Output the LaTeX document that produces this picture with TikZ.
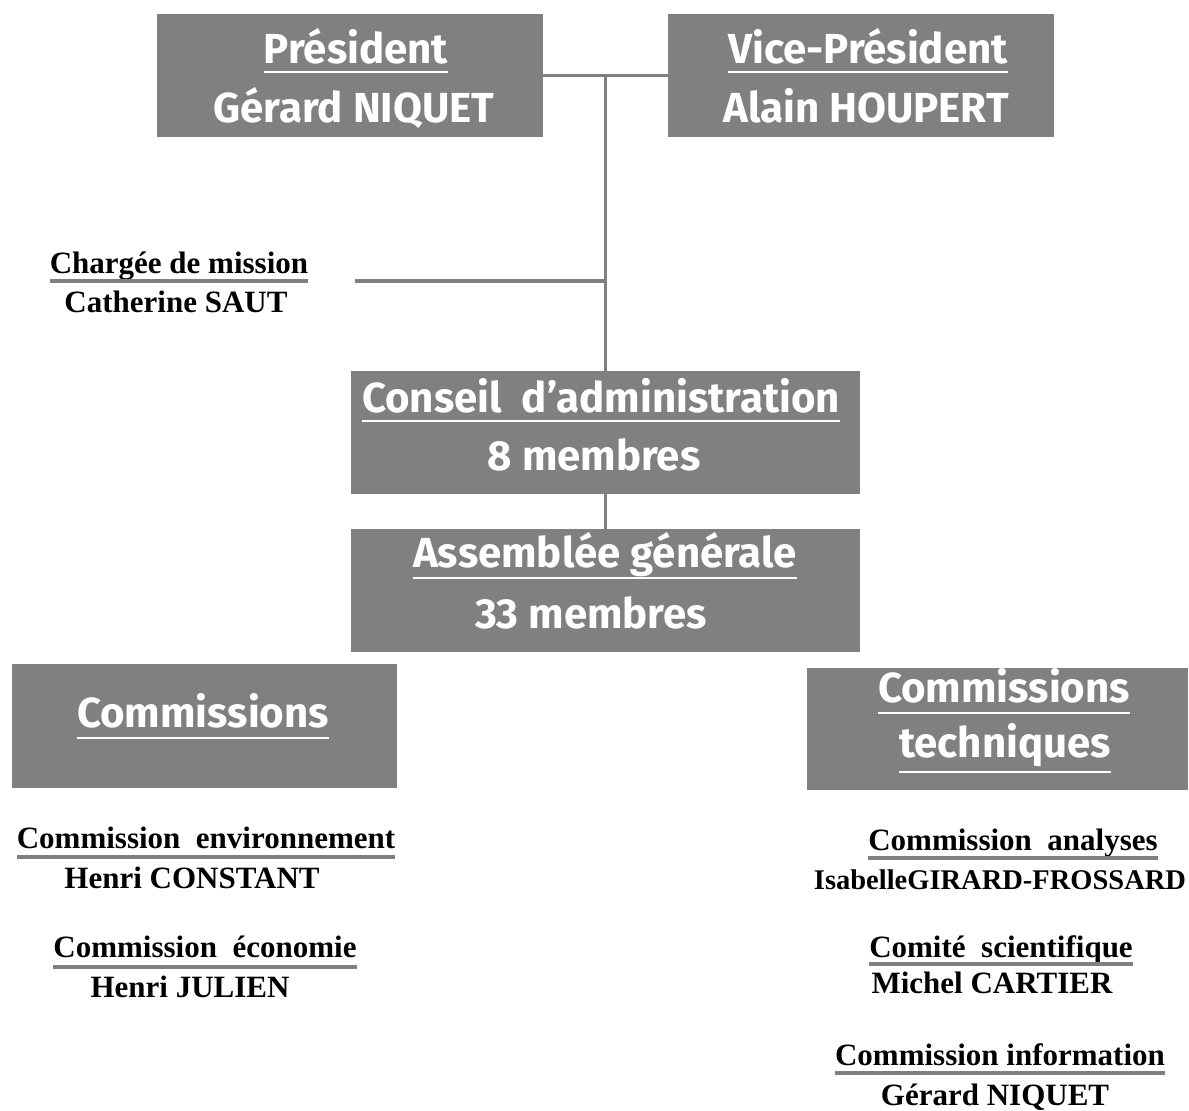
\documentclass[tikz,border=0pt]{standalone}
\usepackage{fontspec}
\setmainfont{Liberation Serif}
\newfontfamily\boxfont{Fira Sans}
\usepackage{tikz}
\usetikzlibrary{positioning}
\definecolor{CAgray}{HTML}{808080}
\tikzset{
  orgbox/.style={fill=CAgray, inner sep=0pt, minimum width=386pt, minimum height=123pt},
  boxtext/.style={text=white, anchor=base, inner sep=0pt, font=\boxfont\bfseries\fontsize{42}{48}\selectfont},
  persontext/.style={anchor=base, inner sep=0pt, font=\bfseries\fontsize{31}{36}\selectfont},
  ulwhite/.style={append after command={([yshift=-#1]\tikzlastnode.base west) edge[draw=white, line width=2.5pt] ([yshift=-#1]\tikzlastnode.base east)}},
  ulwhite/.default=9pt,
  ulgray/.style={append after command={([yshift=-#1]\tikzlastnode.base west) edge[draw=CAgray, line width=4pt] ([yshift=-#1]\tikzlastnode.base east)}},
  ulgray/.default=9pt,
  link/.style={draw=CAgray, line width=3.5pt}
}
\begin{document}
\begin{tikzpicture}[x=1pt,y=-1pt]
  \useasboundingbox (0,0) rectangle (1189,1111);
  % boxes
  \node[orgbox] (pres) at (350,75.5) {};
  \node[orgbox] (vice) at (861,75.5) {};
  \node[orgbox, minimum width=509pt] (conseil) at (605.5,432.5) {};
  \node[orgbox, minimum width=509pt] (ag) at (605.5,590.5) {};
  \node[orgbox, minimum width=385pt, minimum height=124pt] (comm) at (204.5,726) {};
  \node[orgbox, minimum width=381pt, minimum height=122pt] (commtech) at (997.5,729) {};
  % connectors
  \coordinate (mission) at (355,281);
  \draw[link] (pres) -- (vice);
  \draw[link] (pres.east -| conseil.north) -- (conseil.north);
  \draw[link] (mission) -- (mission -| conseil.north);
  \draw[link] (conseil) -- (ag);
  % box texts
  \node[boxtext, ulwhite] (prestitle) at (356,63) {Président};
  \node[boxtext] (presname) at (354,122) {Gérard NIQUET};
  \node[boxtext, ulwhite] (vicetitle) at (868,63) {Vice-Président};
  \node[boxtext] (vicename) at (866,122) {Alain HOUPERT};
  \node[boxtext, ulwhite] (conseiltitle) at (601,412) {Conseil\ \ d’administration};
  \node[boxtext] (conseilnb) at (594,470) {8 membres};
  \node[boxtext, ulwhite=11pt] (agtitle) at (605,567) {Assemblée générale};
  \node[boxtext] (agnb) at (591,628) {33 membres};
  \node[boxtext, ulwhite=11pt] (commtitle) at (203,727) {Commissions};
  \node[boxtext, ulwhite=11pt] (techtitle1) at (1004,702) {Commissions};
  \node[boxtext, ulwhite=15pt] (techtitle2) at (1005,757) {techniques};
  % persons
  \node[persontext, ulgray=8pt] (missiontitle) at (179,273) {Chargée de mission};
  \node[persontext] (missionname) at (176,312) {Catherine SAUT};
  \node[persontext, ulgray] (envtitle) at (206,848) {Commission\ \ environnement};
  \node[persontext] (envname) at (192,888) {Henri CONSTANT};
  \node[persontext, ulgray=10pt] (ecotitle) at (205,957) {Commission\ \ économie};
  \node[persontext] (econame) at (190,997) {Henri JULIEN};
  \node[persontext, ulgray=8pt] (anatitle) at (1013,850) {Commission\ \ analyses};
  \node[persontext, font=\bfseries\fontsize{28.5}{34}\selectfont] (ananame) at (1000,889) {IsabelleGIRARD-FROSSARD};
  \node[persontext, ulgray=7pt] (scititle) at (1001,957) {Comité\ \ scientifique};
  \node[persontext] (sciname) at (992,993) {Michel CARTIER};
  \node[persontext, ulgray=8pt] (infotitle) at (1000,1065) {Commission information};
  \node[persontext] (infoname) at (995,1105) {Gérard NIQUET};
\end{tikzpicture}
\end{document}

## What to do
Omit the pictures and output all of the other material exactly.

## Finished answer
Output the LaTeX document that produces this picture with TikZ.
\documentclass[tikz,border=0pt]{standalone}
\usepackage{fontspec}
\setmainfont{Liberation Serif}
\newfontfamily\boxfont{Fira Sans}
\usepackage{tikz}
\usetikzlibrary{positioning}
\definecolor{CAgray}{HTML}{808080}
\tikzset{
  orgbox/.style={fill=CAgray, inner sep=0pt, minimum width=386pt, minimum height=123pt},
  boxtext/.style={text=white, anchor=base, inner sep=0pt, font=\boxfont\bfseries\fontsize{42}{48}\selectfont},
  persontext/.style={anchor=base, inner sep=0pt, font=\bfseries\fontsize{31}{36}\selectfont},
  ulwhite/.style={append after command={([yshift=-#1]\tikzlastnode.base west) edge[draw=white, line width=2.5pt] ([yshift=-#1]\tikzlastnode.base east)}},
  ulwhite/.default=9pt,
  ulgray/.style={append after command={([yshift=-#1]\tikzlastnode.base west) edge[draw=CAgray, line width=4pt] ([yshift=-#1]\tikzlastnode.base east)}},
  ulgray/.default=9pt,
  link/.style={draw=CAgray, line width=3.5pt}
}
\begin{document}
\begin{tikzpicture}[x=1pt,y=-1pt]
  \useasboundingbox (0,0) rectangle (1189,1111);
  % boxes
  \node[orgbox] (pres) at (350,75.5) {};
  \node[orgbox] (vice) at (861,75.5) {};
  \node[orgbox, minimum width=509pt] (conseil) at (605.5,432.5) {};
  \node[orgbox, minimum width=509pt] (ag) at (605.5,590.5) {};
  \node[orgbox, minimum width=385pt, minimum height=124pt] (comm) at (204.5,726) {};
  \node[orgbox, minimum width=381pt, minimum height=122pt] (commtech) at (997.5,729) {};
  % connectors
  \coordinate (mission) at (355,281);
  \draw[link] (pres) -- (vice);
  \draw[link] (pres.east -| conseil.north) -- (conseil.north);
  \draw[link] (mission) -- (mission -| conseil.north);
  \draw[link] (conseil) -- (ag);
  % box texts
  \node[boxtext, ulwhite] (prestitle) at (356,63) {Président};
  \node[boxtext] (presname) at (354,122) {Gérard NIQUET};
  \node[boxtext, ulwhite] (vicetitle) at (868,63) {Vice-Président};
  \node[boxtext] (vicename) at (866,122) {Alain HOUPERT};
  \node[boxtext, ulwhite] (conseiltitle) at (601,412) {Conseil\ \ d’administration};
  \node[boxtext] (conseilnb) at (594,470) {8 membres};
  \node[boxtext, ulwhite=11pt] (agtitle) at (605,567) {Assemblée générale};
  \node[boxtext] (agnb) at (591,628) {33 membres};
  \node[boxtext, ulwhite=11pt] (commtitle) at (203,727) {Commissions};
  \node[boxtext, ulwhite=11pt] (techtitle1) at (1004,702) {Commissions};
  \node[boxtext, ulwhite=15pt] (techtitle2) at (1005,757) {techniques};
  % persons
  \node[persontext, ulgray=8pt] (missiontitle) at (179,273) {Chargée de mission};
  \node[persontext] (missionname) at (176,312) {Catherine SAUT};
  \node[persontext, ulgray] (envtitle) at (206,848) {Commission\ \ environnement};
  \node[persontext] (envname) at (192,888) {Henri CONSTANT};
  \node[persontext, ulgray=10pt] (ecotitle) at (205,957) {Commission\ \ économie};
  \node[persontext] (econame) at (190,997) {Henri JULIEN};
  \node[persontext, ulgray=8pt] (anatitle) at (1013,850) {Commission\ \ analyses};
  \node[persontext, font=\bfseries\fontsize{28.5}{34}\selectfont] (ananame) at (1000,889) {IsabelleGIRARD-FROSSARD};
  \node[persontext, ulgray=7pt] (scititle) at (1001,957) {Comité\ \ scientifique};
  \node[persontext] (sciname) at (992,993) {Michel CARTIER};
  \node[persontext, ulgray=8pt] (infotitle) at (1000,1065) {Commission information};
  \node[persontext] (infoname) at (995,1105) {Gérard NIQUET};
\end{tikzpicture}
\end{document}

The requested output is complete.